Optimize autocomplete of items in issues table
Summary
The issues autocomplete system we use is extremely naive and is only suitable for very small issue sets.
For the gitlab-org/gitlab
project, it transfers nearly 4MB of data, and takes over ten seconds, because it sends information for all open issues (of which there are 35k) and does not make use of the user input at all to limit the response.
Steps to reproduce
On any gitlab-org/gitlab
GFM text field type #
and observe the network requests.
An example request would be:
curl 'https://gitlab.com/gitlab-org/gitlab/-/autocomplete_sources/issues'
Example Project
This project - https://gitlab.com/gitlab-org/gitlab
What is the current bug behavior?
Typing #123
transfers vast amounts of irrelevant data, wasting the user's bandwidth and memory.

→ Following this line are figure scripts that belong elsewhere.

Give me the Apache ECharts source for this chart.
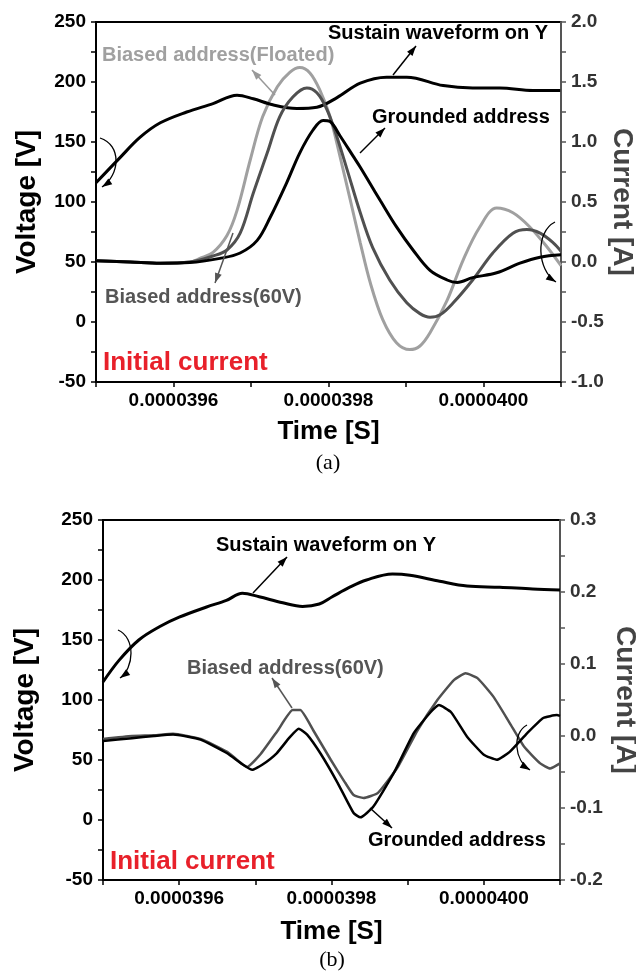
<!DOCTYPE html>
<html><head><meta charset="utf-8">
<script src="https://cdn.jsdelivr.net/npm/echarts/dist/echarts.min.js"></script>
<style>html,body{margin:0;padding:0;background:#fff}#c{width:636px;height:977px}</style>
</head><body><div id="c"></div>
<script>
// ---------- Panel (a) data ----------
const aSustainT = [0.0000395, 0.000039531, 0.000039557, 0.000039583, 0.000039617, 0.000039651, 0.000039682, 0.000039703, 0.000039728, 0.000039759, 0.000039785, 0.000039811, 0.000039841, 0.000039875, 0.000039901, 0.000039948, 0.000039986, 0.000040021, 0.000040064, 0.000040099];
const aSustainV = [116, 137, 154, 166, 175, 182, 189, 186, 181, 178, 179, 187, 199, 204, 204, 197, 195, 195, 193, 193];

const aGroundT = [0.0000395, 0.000039544, 0.000039583, 0.000039621, 0.00003966, 0.000039686, 0.000039708, 0.000039725, 0.000039746, 0.000039763, 0.00003978, 0.000039793, 0.000039802, 0.000039815, 0.000039832, 0.000039841, 0.000039854, 0.000039867, 0.000039888, 0.000039909, 0.000039931, 0.000039953, 0.000039966, 0.000039986, 0.000040017, 0.000040047, 0.000040073, 0.0000401];
const aGroundA = [0.01, 0.00, -0.01, -0.005, 0.03, 0.075, 0.18, 0.375, 0.66, 0.91, 1.10, 1.18, 1.17, 1.05, 0.88, 0.79, 0.65, 0.51, 0.29, 0.10, -0.07, -0.15, -0.17, -0.13, -0.09, -0.01, 0.04, 0.06];

const a60T = [0.0000395, 0.000039544, 0.000039583, 0.000039621, 0.000039651, 0.000039669, 0.000039686, 0.000039703, 0.000039721, 0.000039737, 0.000039754, 0.000039772, 0.000039785, 0.000039798, 0.000039811, 0.000039824, 0.000039841, 0.000039857, 0.000039879, 0.000039901, 0.000039918, 0.000039931, 0.000039944, 0.000039961, 0.000039986, 0.000040012, 0.000040038, 0.000040056, 0.000040073, 0.00004009, 0.0000401];
const a60A = [0.01, 0.00, -0.01, 0.00, 0.05, 0.10, 0.24, 0.575, 0.91, 1.21, 1.375, 1.45, 1.41, 1.27, 1.04, 0.77, 0.41, 0.12, -0.15, -0.34, -0.43, -0.46, -0.44, -0.34, -0.15, 0.075, 0.24, 0.27, 0.24, 0.16, 0.09];

const aFloatT = [0.0000395, 0.000039544, 0.000039583, 0.000039621, 0.000039634, 0.000039651, 0.000039669, 0.000039682, 0.000039699, 0.000039715, 0.000039734, 0.00003975, 0.000039763, 0.000039776, 0.000039789, 0.000039802, 0.000039815, 0.000039828, 0.000039841, 0.000039854, 0.00003987, 0.000039888, 0.000039905, 0.000039918, 0.000039931, 0.000039953, 0.000039974, 0.000039995, 0.000040017, 0.000040038, 0.00004006, 0.000040082, 0.0000401];
const aFloatA = [0.01, 0.00, -0.01, 0.00, 0.03, 0.08, 0.22, 0.43, 0.85, 1.21, 1.46, 1.58, 1.62, 1.575, 1.43, 1.21, 0.875, 0.52, 0.16, -0.175, -0.48, -0.675, -0.73, -0.70, -0.59, -0.32, 0.02, 0.29, 0.45, 0.41, 0.29, 0.125, -0.03];

// ---------- Panel (b) data ----------
const bSustainT = [0.0000395, 0.000039521, 0.000039547, 0.000039574, 0.0000396, 0.000039636, 0.000039662, 0.000039683, 0.000039705, 0.000039736, 0.000039762, 0.000039784, 0.000039801, 0.000039824, 0.000039846, 0.00003988, 0.000039903, 0.000039942, 0.000039978, 0.000040021, 0.000040064, 0.0000401];
const bSustainV = [115, 133, 150, 161, 169, 177.5, 183, 189, 186, 181, 178, 180, 186, 194, 200, 205, 204, 199, 195, 194, 192.5, 191.7];

const bGroundT = [0.0000395, 0.000039538, 0.000039567, 0.000039592, 0.000039628, 0.000039663, 0.000039684, 0.000039696, 0.000039709, 0.000039728, 0.000039745, 0.000039757, 0.000039768, 0.000039786, 0.000039808, 0.000039829, 0.000039838, 0.000039855, 0.000039882, 0.000039908, 0.00003993, 0.000039941, 0.000039957, 0.000039978, 0.00004, 0.000040017, 0.000040034, 0.000040057, 0.000040078, 0.000040096, 0.0000401];
const bGroundA = [-0.007, -0.003, 0.000, 0.002, -0.005, -0.024, -0.040, -0.047, -0.040, -0.024, -0.002, 0.010, 0.002, -0.025, -0.065, -0.107, -0.113, -0.098, -0.051, 0.004, 0.033, 0.043, 0.033, -0.001, -0.026, -0.033, -0.022, 0.004, 0.025, 0.029, 0.028];

const b60T = [0.0000395, 0.000039538, 0.000039567, 0.000039592, 0.000039628, 0.000039663, 0.000039684, 0.000039689, 0.000039707, 0.000039729, 0.000039749, 0.000039759, 0.000039776, 0.000039799, 0.000039818, 0.000039829, 0.000039842, 0.000039861, 0.000039887, 0.000039913, 0.000039939, 0.000039961, 0.000039976, 0.000039992, 0.000040013, 0.000040034, 0.000040053, 0.000040074, 0.000040087, 0.0000401];
const b60A = [-0.004, 0.000, 0.001, 0.003, -0.004, -0.022, -0.040, -0.043, -0.025, 0.007, 0.036, 0.036, 0.008, -0.033, -0.065, -0.082, -0.086, -0.079, -0.043, 0.008, 0.050, 0.078, 0.087, 0.080, 0.054, 0.018, -0.015, -0.038, -0.045, -0.038];

// ---------- Axis ticks ----------
const timeMin = 0.0000395, timeMax = 0.0000401, timeStep = 0.0000001;
const voltMin = -50, voltMax = 250, voltStep = 25;
const curAMin = -1, curAMax = 2, curAStep = 0.25;
const curBMin = -0.2, curBMax = 0.3, curBStep = 0.05;

const FONT = '"Liberation Sans", Arial, sans-serif';
const zip = (t, v) => t.map((x, i) => [x, v[i]]);

function xAxis(gi, gap) {
  return {
    type: 'value', gridIndex: gi, min: timeMin, max: timeMax, interval: timeStep,
    name: 'Time [S]', nameLocation: 'middle', nameGap: gap,
    nameTextStyle: { fontSize: 26, fontWeight: 'bold', color: '#000', fontFamily: FONT },
    axisLine: { onZero: false, lineStyle: { color: '#000', width: 2 } },
    axisTick: { show: true, length: 5, lineStyle: { color: '#000', width: 1.5 } },
    axisLabel: { fontSize: 19, fontWeight: 'bold', color: '#000', fontFamily: FONT, margin: 9,
      formatter: v => { const n = Math.round(v * 1e7); return n % 2 === 0 ? (n * 1e-7).toFixed(7) : ''; } },
    splitLine: { show: false }
  };
}
function yVolt(gi, gap) {
  return {
    type: 'value', gridIndex: gi, position: 'left', min: voltMin, max: voltMax, interval: voltStep,
    name: 'Voltage [V]', nameLocation: 'middle', nameGap: gap, nameRotate: 90,
    nameTextStyle: { fontSize: 28, fontWeight: 'bold', color: '#000', fontFamily: FONT },
    axisLine: { show: true, onZero: false, lineStyle: { color: '#000', width: 2 } },
    axisTick: { show: true, length: 5, lineStyle: { color: '#000', width: 1.5 } },
    axisLabel: { fontSize: 19, fontWeight: 'bold', color: '#000', fontFamily: FONT, margin: 10,
      formatter: v => (Math.round(v) % 50 === 0 ? String(Math.round(v)) : '') },
    splitLine: { show: false }
  };
}
function yCur(gi, mn, mx, st, labStep, gap) {
  return {
    type: 'value', gridIndex: gi, position: 'right', min: mn, max: mx, interval: st,
    name: 'Current [A]', nameLocation: 'middle', nameGap: gap, nameRotate: -90, nameMoveOverlap: false,
    nameTextStyle: { fontSize: 28, fontWeight: 'bold', color: '#444', fontFamily: FONT },
    axisLine: { show: true, onZero: false, lineStyle: { color: '#555', width: 2 } },
    axisTick: { show: true, length: 5, lineStyle: { color: '#555', width: 1.5 } },
    axisLabel: { fontSize: 19, fontWeight: 'bold', color: '#333', fontFamily: FONT, margin: 10,
      formatter: v => { const n = Math.round(v * 100); return n % labStep === 0 ? (n === 0 ? '0.0' : (n / 100).toFixed(1)) : ''; } },
    splitLine: { show: false }
  };
}
function line(xi, yi, data, color, width, smooth, z) {
  return { type: 'line', xAxisIndex: xi, yAxisIndex: yi, data, showSymbol: false, symbol: 'none',
    smooth, z: z || 2, lineStyle: { color, width }, animation: false };
}

// ---------- annotation helpers ----------
function head(tx, ty, fx, fy, color) {
  const dx = tx - fx, dy = ty - fy, L = Math.hypot(dx, dy) || 1;
  const ux = dx / L, uy = dy / L, len = 10, w = 3.5;
  const bx = tx - ux * len, by = ty - uy * len;
  return { type: 'polygon', z: 100, shape: { points: [[tx, ty], [bx - uy * w, by + ux * w], [bx + uy * w, by - ux * w]] },
    style: { fill: color } };
}
function arrow(x1, y1, x2, y2, color) {
  return [{ type: 'line', z: 100, shape: { x1, y1, x2, y2 }, style: { stroke: color, lineWidth: 1.5 } },
    head(x2, y2, x1, y1, color)];
}
function curved(s, c1, c2, e, color) {
  return [{ type: 'bezierCurve', z: 100, shape: { x1: s[0], y1: s[1], cpx1: c1[0], cpy1: c1[1], cpx2: c2[0], cpy2: c2[1], x2: e[0], y2: e[1] },
    style: { stroke: color, lineWidth: 1.3, fill: null } }, head(e[0], e[1], c2[0], c2[1], color)];
}
function label(text, x, y, color, size, family, align) {
  return { type: 'text', z: 100, x, y, style: { text, fill: color, font: 'bold ' + size + 'px ' + (family || FONT),
    textAlign: align || 'left', textVerticalAlign: 'middle' } };
}

const graphics = [].concat(
  label('Sustain waveform on Y', 328, 33, '#000', 20),
  label('Biased address(Floated)', 102, 55, '#a0a0a0', 20),
  label('Grounded address', 372, 117, '#000', 20),
  label('Biased address(60V)', 105, 297, '#555', 20),
  label('Initial current', 103, 363, '#e8202a', 26),
  arrow(393, 75, 416, 46, '#000'),
  arrow(360, 153, 385, 128, '#000'),
  arrow(275, 95, 252, 70, '#999'),
  arrow(233, 233, 215, 283, '#555'),
  curved([100, 138], [122, 145], [120, 175], [102, 187], '#000'),
  curved([555, 222], [535, 232], [537, 270], [556, 282], '#000'),
  { type: 'text', z: 100, x: 328, y: 463, style: { text: '(a)', fill: '#000', font: '22px "Liberation Serif", "DejaVu Serif", serif', textAlign: 'center', textVerticalAlign: 'middle' } },

  label('Sustain waveform on Y', 216, 545, '#000', 20),
  label('Biased address(60V)', 187, 668, '#555', 20),
  label('Grounded address', 368, 840, '#000', 20),
  label('Initial current', 110, 862, '#e8202a', 26),
  arrow(253, 593, 287, 557, '#000'),
  arrow(292, 708, 272, 678, '#555'),
  arrow(370, 808, 392, 828, '#000'),
  curved([118, 630], [136, 638], [134, 668], [120, 678], '#000'),
  curved([527, 725], [512, 733], [514, 760], [530, 770], '#000'),
  { type: 'text', z: 100, x: 332, y: 960, style: { text: '(b)', fill: '#000', font: '22px "Liberation Serif", "DejaVu Serif", serif', textAlign: 'center', textVerticalAlign: 'middle' } }
);

const chart = echarts.init(document.getElementById('c'), null, { renderer: 'canvas' });
chart.setOption({
  backgroundColor: '#fff',
  animation: false,
  grid: [
    { left: 96, top: 22, width: 465, height: 360, show: true, borderColor: '#000', borderWidth: 2, backgroundColor: 'transparent', containLabel: false, outerBoundsMode: 'none' },
    { left: 103, top: 520, width: 457, height: 360, show: true, borderColor: '#000', borderWidth: 2, backgroundColor: 'transparent', containLabel: false, outerBoundsMode: 'none' }
  ],
  xAxis: [xAxis(0, 37), xAxis(1, 39)],
  yAxis: [yVolt(0, 55), yCur(0, curAMin, curAMax, curAStep, 50, 47), yVolt(1, 64), yCur(1, curBMin, curBMax, curBStep, 10, 51)],
  series: [
    line(0, 0, zip(aSustainT, aSustainV), '#000', 3, 0.35, 3),
    line(0, 1, zip(aFloatT, aFloatA), '#a0a0a0', 3, 0.35, 2),
    line(0, 1, zip(a60T, a60A), '#505050', 3, 0.35, 3),
    line(0, 1, zip(aGroundT, aGroundA), '#000', 3, 0.35, 4),
    line(1, 2, zip(bSustainT, bSustainV), '#000', 3, 0.35, 3),
    line(1, 3, zip(b60T, b60A), '#505050', 2.5, 0.15, 2),
    line(1, 3, zip(bGroundT, bGroundA), '#000', 2.5, 0.15, 3)
  ],
  graphic: graphics
});
</script></body></html>
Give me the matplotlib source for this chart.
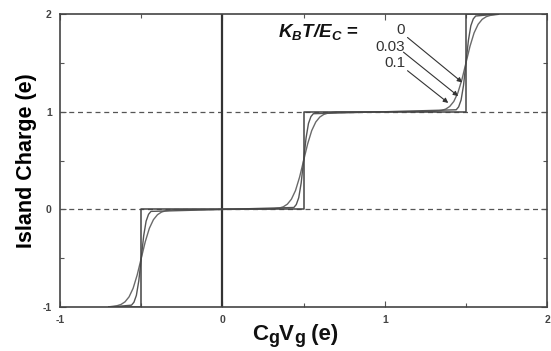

What is the expected correct behavior?
Typing #123
only ends up transferring data for open issues with IID's starting with 123
, which is a radically smaller subset.
For me this took 7.16 to return a 304 response (indicating that I didn't even end up transferring the data, and could use my cache), and the data is 3.73MB.
Output of checks
This bug happens on GitLab.com
Possible fixes
Add a string version of issue.iid
in a separate column, add an appropriate index that supports prefix matching (a Trie would work) and pass at minimum a trigram of user input (i.e. wait until they have entered at least three digits).
This strategy might need to be enabled only for projects with a lot of issues (e.g. more than 1k open issues), since it is more complex and with less than 1k open issues one will never enter a trigram and need completion.